Second Quorum of the Seventy
- April 6, 1991 (aged 55) – October 5, 1996 (aged 60)
- Called by: Ezra Taft Benson
- End reason: Honorably released

Personal details
- Born: Joseph Carl Muren February 5, 1936 Richmond, California, United States
- Died: July 27, 2009 (aged 73) Layton, Utah, United States

= Joseph C. Muren =

Joseph Carl Muren (February 5, 1936 – July 27, 2009) was a general authority of the Church of Jesus Christ of Latter-day Saints (LDS Church) from 1991 to 1996. He also taught institute classes at Weber State College. He authored a soft bound book titled "Causes and affects of inactivity in the Church."

== Early life ==
Muren was born in Richmond, California. His father was of Slovenian descent and his mother was of Italian descent. He was raised as a Roman Catholic.

As a student at San José State University, Muren had a Latter-day Saint roommate, and from this he learned about the LDS Church and got baptized. This ended Muren's chances of inheriting the family business.

== LDS Church service ==
Muren then served as a Mormon missionary in Argentina. Afterwards, he was a high school mathematics teacher while he earned his master's degree from San José State. In 1963, Muren married Gladys Smith in the Los Angeles California Temple. Muren then got his doctorate degree from the University of Southern California.

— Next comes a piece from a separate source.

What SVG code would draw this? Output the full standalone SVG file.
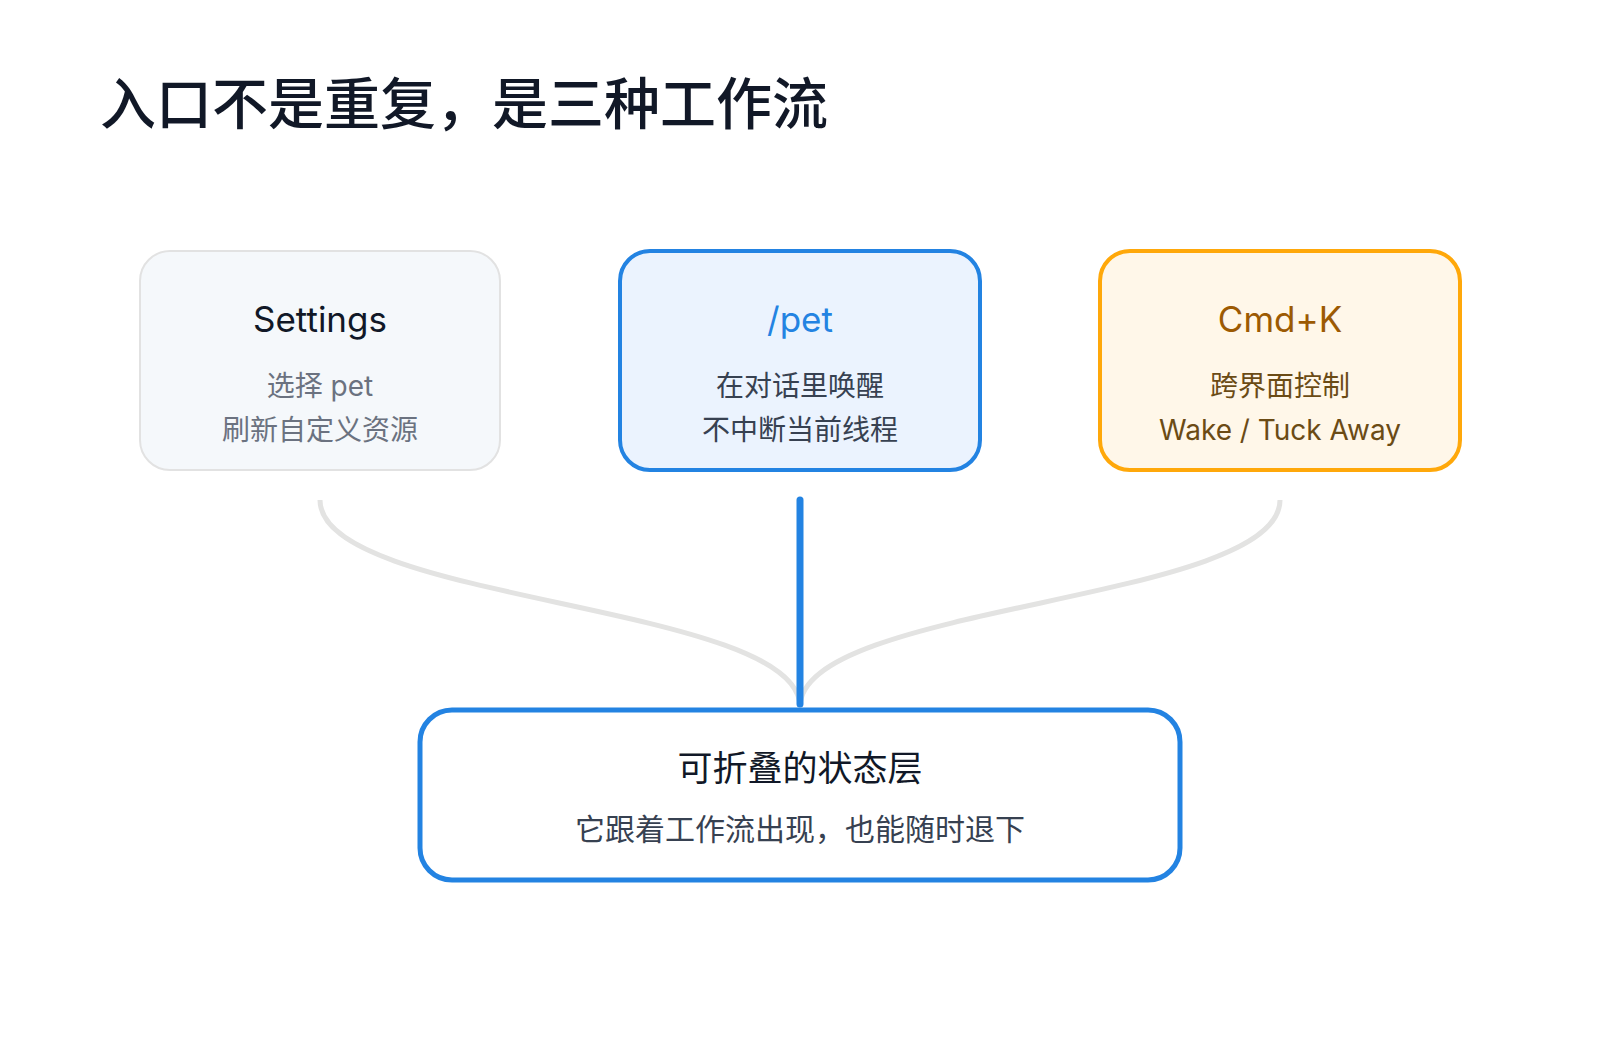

Muren was an institute instructor for the LDS Church. He first taught at the institute adjacent to El Camino College. After teaching at several institutes, Muren served as president of the Costa Rica San José Mission of the church from 1977 to 1980. This mission covered Nicaragua and Muren was involved in both pulling out missionaries and sending them back in amidst war during the fall of 1978. After this mission Muren served as director of temporal affairs for the church in Peru. Later he held the same position in Argentina and Australia and in 1989, he assumed the same position in England.

Muren was called as member of the church's Second Quorum of the Seventy in April 1991. In 1993, Muren was serving in the presidency of the Europe Mediterranean Area of the church. Muren also served for a time as president of the Central America Area of the church.

In October 1996, Muren was released as a member of the Second Quorum of the Seventy and as a general authority of the LDS Church. He died in 2009 in Layton, Utah.